Any cat owner knows that getting your feline friend to eat their dinner isn’t always so simple as putting some food in a bowl.
While dogs might scarf down their meals in minutes, cats often turn their nose up at familiar favourites or simply refuse to eat.
Now, scientists have worked out why cats often leave piles of expensive food to waste.
And it is not necessarily because they have eaten enough.
Scientists from Iwate University, Japan, discovered that the real reason cats give up on their food is that they are bored with the smell.
Lead author Professor Masao Miyazaki, an expert on cats’ powers of smell, told the Daily Mail: ‘Our findings suggest that cats do not stop eating simply because they are full.
‘Instead, they gradually lose interest when they are repeatedly exposed to the same food odour, a process known as olfactory habituation.’
However, in good news for anxious cat owners, Professor Miyazaki has also discovered the simple solution.
Getting fussy cats to eat their dinner can sometimes be a challenge. But scientists have now discovered the reason that felines leave so much food to waste
Scientists discovered that cats go off their dinner because they get bored of the smell. By changing the food to a new type, cats can be encouraged to eat more even after they appear to be full
Professor Miyazaki says he first became curious about cats’ unusual feeding habits when he noticed the differences between them and his five pet Border Collies.
‘When I feed them, they finish their meals in about one minute.
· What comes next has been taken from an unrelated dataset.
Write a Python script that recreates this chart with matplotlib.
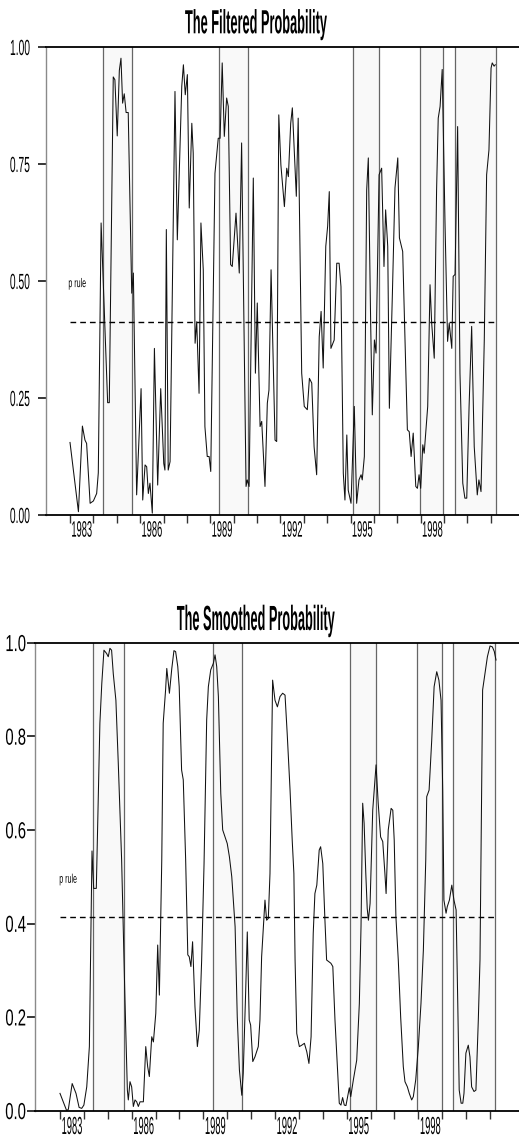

Cats are very different,’ says Professor Miyazaki.
‘As many cat owners know, cats often eat a little, take a break, eat again, and then walk away while leaving food behind.’
This is especially curious given that cats and dogs both share a common carnivore ancestor, suggesting the difference might lie somewhere in their evolutionary past.
To learn more, Professor Miyazaki and his co–authors fed cats in cycles – giving a bowl of food for 10 minutes, followed by 10 minutes in which the food was removed.
The process was repeated six times, weighing the bowl after each feeding session to see how much they ate each time.
As you might expect, the amount of food the hungry cats consumed in each feeding window declined over successive cycles.
However, when scientists swapped out the sixth bowl for a different type of food, the felines suddenly started eating more – even if the food was less appealing.
Compared to cats being presented with the same food (top), cats lost their appetite much more slowly when being given different types (bottom)
Using two–level feeders, scientists found that adding the smell of another food was enough to encourage cats to eat more
Likewise, when the researchers alternated through different types of foods throughout the six feeding sessions, the cats still ate less over time but at a significantly slower rate than those that repeated the same dish.
This suggested that there was something more complex than a full belly preventing cats from cleaning their plates.
In a second experiment, Professor Miyazaki fed the cats with a specially designed bowl that could hold one type of food in the top and a second in a hidden chamber below.
This meant the cats could eat one type of food from the top while smelling the odour of a different type in the bottom.
He discovered that simply changing the odour that the cats could smell while eating was enough to convince them to eat more.
Professor Miyazaki believes that this is because introducing a new smell helps fight the ‘olfactory habituation’ that drives bored tabbies to abandon their dinner.
‘In other words, novelty in odour makes the food attractive again,’ says Professor Miyazaki.
The researchers believe this stark difference with dogs, who wolf down their food regardless, comes from their different hunting styles.
Dogs evolved from pack hunters, which bring down big prey, fill up on large meals and need to eat quickly.
Cats, on the other hand, come from lone hunters who eat lots of different small prey throughout the day.
Normally, a cat’s fussy feeding isn’t a big problem so long as they are still meeting all their nutritional requirements.
But older cats or those recovering from illnesses can develop health problems if they lose their appetite for extended periods.
Older cats in particular tend to lose their appetite as their sense of smell and taste decline, preventing them from getting all the nutrition they need.
However, according to Professor Miyazaki, this discovery could be the key to boosting your furry companion’s appetite when they need it most.
He says: ‘Our results suggest that introducing different foods, or even just different smells, can help maintain or restore food intake.’
Adding a food topper, such as freeze–dried meats, or mixing small amounts of another food in with their meal can break the habituation and encourage eating.
Scientists suggest that adding different foods to your cat’s dinner can help boost their appetite, just like in this viral TikTok showing a cat enjoying a side salad with dinner
Likewise, Professor Miyazaki points out that some Japanese cat owners use bonito flakes, shavings of dried, smoked fish, to add new smells to their cats’ dinner.
If your cat is on a prescription diet, you can also use a two–layer bowl like the one used by the researchers.
This will allow owners to add a different food to the bottom chamber, changing the smell of their cat’s dinner without affecting what they actually eat.
Professor Miyazaki says: ‘Understanding the role of smell in feeding could help improve feeding strategies, especially for cats with reduced appetite, such as older or sick animals.’